Common Solutes, Molar Masses, and Approximate Solubility at 25 C
| Solute | Formula | Molar Mass (g/mol) | Approx. Solubility in Water at 25 C (g per 100 g H2O) |
|---|---|---|---|
| Sodium chloride | NaCl | 58.44 | 35.9 |
| Potassium chloride | KCl | 74.55 | 34.2 |
| Glucose | C6H12O6 | 180.156 | 91 |
| Sucrose | C12H22O11 | 342.296 | 211 |
| Sodium bicarbonate | NaHCO3 | 84.01 | 9.6 |
Water Property Data That Affects Precision
If your work requires higher precision, especially in physical chemistry or process design, note that water density changes with temperature. Mole fraction itself uses moles and not volume, but related conversions often depend on density.
| Temperature (C) | Water Density (g/mL) |
|---|---|
| 0 | 0.99984 |
| 10 | 0.99970 |
| 20 | 0.99821 |
| 25 | 0.99705 |
| 30 | 0.99565 |
| 40 | 0.99222 |
Mass Fraction vs Mole Fraction vs Molarity
These terms are often mixed up:
- Mass fraction: mass of component divided by total mass.
- Mole fraction: moles of component divided by total moles.
- Molarity: moles of solute per liter of solution.
Mole fraction is dimensionless and particularly convenient in equations based on partial pressures and chemical potential. Molarity is very common in wet chemistry practice, but it shifts with temperature because volume changes.
Electrolyte Note: Apparent vs Effective Particles
For nonelectrolytes like glucose, mole fraction calculations are straightforward. For strong electrolytes like NaCl, the chemical formula unit can dissociate into ions in water. In introductory work, you usually use formula-unit moles as shown in the calculator. In advanced thermodynamics, you may account for ionic species separately and include activity coefficients. Be clear about your course or lab convention before reporting values.

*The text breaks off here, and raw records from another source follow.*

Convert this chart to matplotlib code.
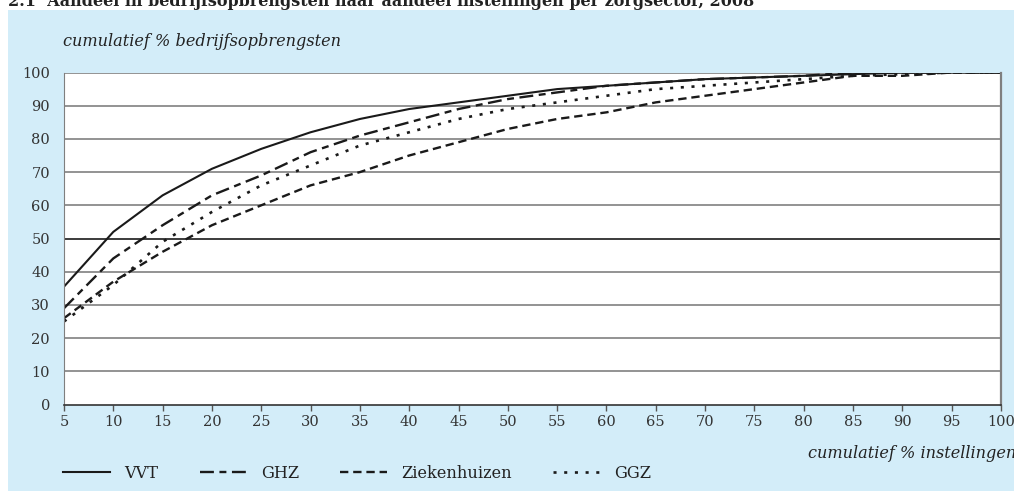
import matplotlib
matplotlib.use("Agg")
import matplotlib.pyplot as plt
from matplotlib.patches import Rectangle

plt.rcParams['font.family'] = ['DejaVu Serif']
plt.rcParams['lines.scale_dashes'] = False

# Data
pct_instellingen = [5, 10, 15, 20, 25, 30, 35, 40, 45, 50, 55, 60, 65, 70, 75, 80, 85, 90, 95, 100]
vvt = [35.5, 52, 63, 71, 77, 82, 86, 89, 91, 93, 95, 96, 97, 98, 98.5, 99, 99.5, 100, 100, 100]
ghz = [29, 44, 54, 63, 69, 76, 81, 85, 89, 92, 94, 96, 97, 98, 98.5, 99, 100, 100, 100, 100]
ziekenhuizen = [26, 37, 46, 54, 60, 66, 70, 75, 79, 83, 86, 88, 91, 93, 95, 97, 99, 99, 100, 100]
ggz = [25, 36, 49, 58, 66, 72, 78, 82, 86, 89, 91, 93, 95, 96, 97, 98, 99, 99.5, 100, 100]
series_names = ['VVT', 'GHZ', 'Ziekenhuizen', 'GGZ']
yticks = list(range(0, 101, 10))

W, H = 1014, 491
fig = plt.figure(figsize=(W / 100, H / 100), dpi=100)
bg = '#d3edf9'
fig.patches.append(Rectangle((8 / W, 0), 1 - 8 / W, 1 - 10 / H, transform=fig.transFigure,
                             facecolor=bg, edgecolor='none', zorder=-10))

ax = fig.add_axes([64 / W, (H - 404.5) / H, (1001 - 64) / W, (404.5 - 72.5) / H])
ax.set_facecolor('white')

styles = [
    dict(linestyle='-', linewidth=1.5),
    dict(linestyle=(0, (10, 4, 5, 4)), linewidth=1.7),
    dict(linestyle=(0, (6, 3.5)), linewidth=1.7),
    dict(linestyle=(0, (2.2, 5.5)), linewidth=1.9),
]
lines = []
for name, vals, st in zip(series_names, [vvt, ghz, ziekenhuizen, ggz], styles):
    ln, = ax.plot(pct_instellingen, vals, color='#1a1a1a', label=name, **st)
    lines.append(ln)

ax.set_xlim(5, 100)
ax.set_ylim(0, 100)
ax.set_xticks(pct_instellingen)
ax.set_yticks(yticks)
for y in yticks[1:]:
    ax.axhline(y, color='#1a1a1a' if y == 50 else '#808080', linewidth=1.2, zorder=0)

ax.spines['top'].set_visible(False)
ax.spines['left'].set_color('#7f7f7f')
ax.spines['right'].set_color('#7f7f7f')
ax.spines['right'].set_linewidth(1.6)
ax.spines['bottom'].set_color('#333333')
ax.spines['bottom'].set_linewidth(1.2)
ax.tick_params(axis='y', length=0, pad=10, labelsize=10.5, labelcolor='#333333')
ax.tick_params(axis='x', length=4, width=1, direction='out', pad=3.5, labelsize=10.5,
               colors='#555555', labelcolor='#333333')

fig.text(63 / W, 1 - 42 / H, 'cumulatief % bedrijfsopbrengsten', style='italic', fontsize=11.6,
         color='#222222', ha='left', va='center')
fig.text(1016 / W, 1 - 453 / H, 'cumulatief % instellingen', style='italic', fontsize=11.6,
         color='#222222', ha='right', va='center')
fig.text(8 / W, 1 - 6 / H, '2.1  Aandeel in bedrijfsopbrengsten naar aandeel instellingen per zorgsector, 2008',
         fontsize=11.5, fontweight='bold', color='#222222', ha='left', va='baseline')

fs = 11.6
px = fs * 100 / 72
leg_x = [63, 200, 340, 553]
for ln, x in zip(lines, leg_x):
    leg = fig.legend(handles=[ln], loc='center left', bbox_to_anchor=(x / W, 1 - 473 / H),
                     frameon=False, fontsize=fs, handlelength=47 / px, handletextpad=14 / px,
                     borderpad=0, borderaxespad=0)
    for t in leg.get_texts():
        t.set_color('#222222')

fig.savefig('out.png', dpi=100, facecolor='white')
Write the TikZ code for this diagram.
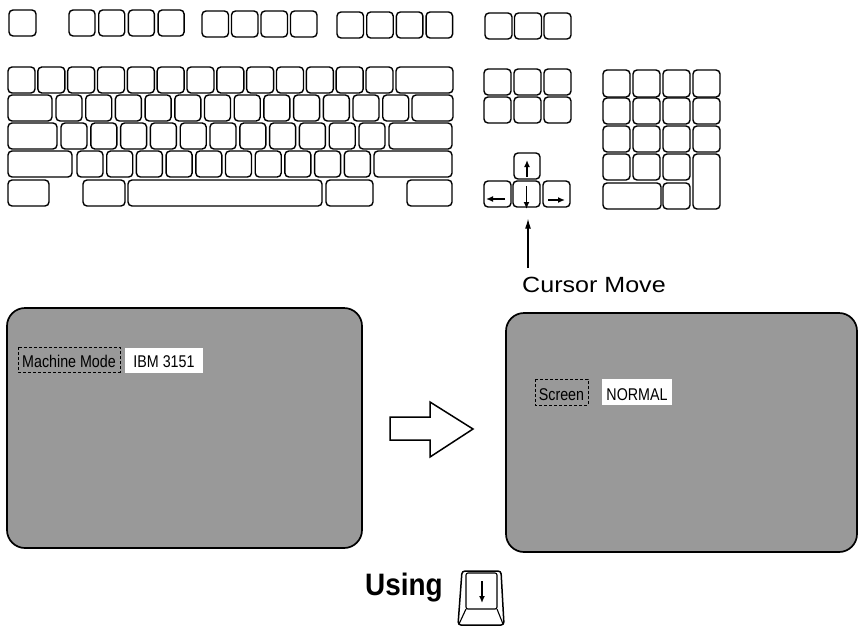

Best Practices in the Laboratory
- Use calibrated analytical balances for mass measurements.
- Keep units consistent and write molar masses explicitly.
- Record significant figures and avoid premature rounding.
- Check if your instructor wants composition by formula units or ionic species.
- Always run the sum check: xsolute + xwater = 1.
Frequent Mistakes and How to Avoid Them
- Mistake: dividing mass by mass to get mole fraction. Fix: convert each component to moles first.
- Mistake: using 18 g/mol for water with no precision when high accuracy is required. Fix: use 18.01528 g/mol.
- Mistake: confusing mole percent with mole fraction. Fix: mole percent = mole fraction multiplied by 100.
- Mistake: reporting only solute mole fraction. Fix: report both components when possible for clarity.
How This Calculator Works
The calculator above supports two modes:
- Mass mode: enter solute mass, water mass, and solute molar mass.
- Moles mode: enter direct moles for solute and water.
After calculation, it shows:
- Solute moles and water moles
- Solute mole fraction and water mole fraction
- Mole percentages for easy interpretation
- A Chart.js visualization comparing component mole percentages
Authoritative References
For deeper study and verification of thermophysical data, consult:
- NIST Chemistry WebBook (.gov)
- USGS Water Density Resource (.gov)
- U.S. EPA Water Data and Methods (.gov)
Final Takeaway
Mole fraction in aqueous solution is simple once you follow the moles-first method. Convert masses to moles, divide by total moles, and validate the sum equals 1. This single workflow supports everything from classroom concentration problems to advanced equilibrium and thermodynamic modeling. If you need faster, repeatable results, use the calculator above with proper molar mass values and consistent measurement quality.
Data values shown are standard reference values commonly used in chemistry education and laboratory calculations. Exact values can vary slightly by source, purity, and temperature.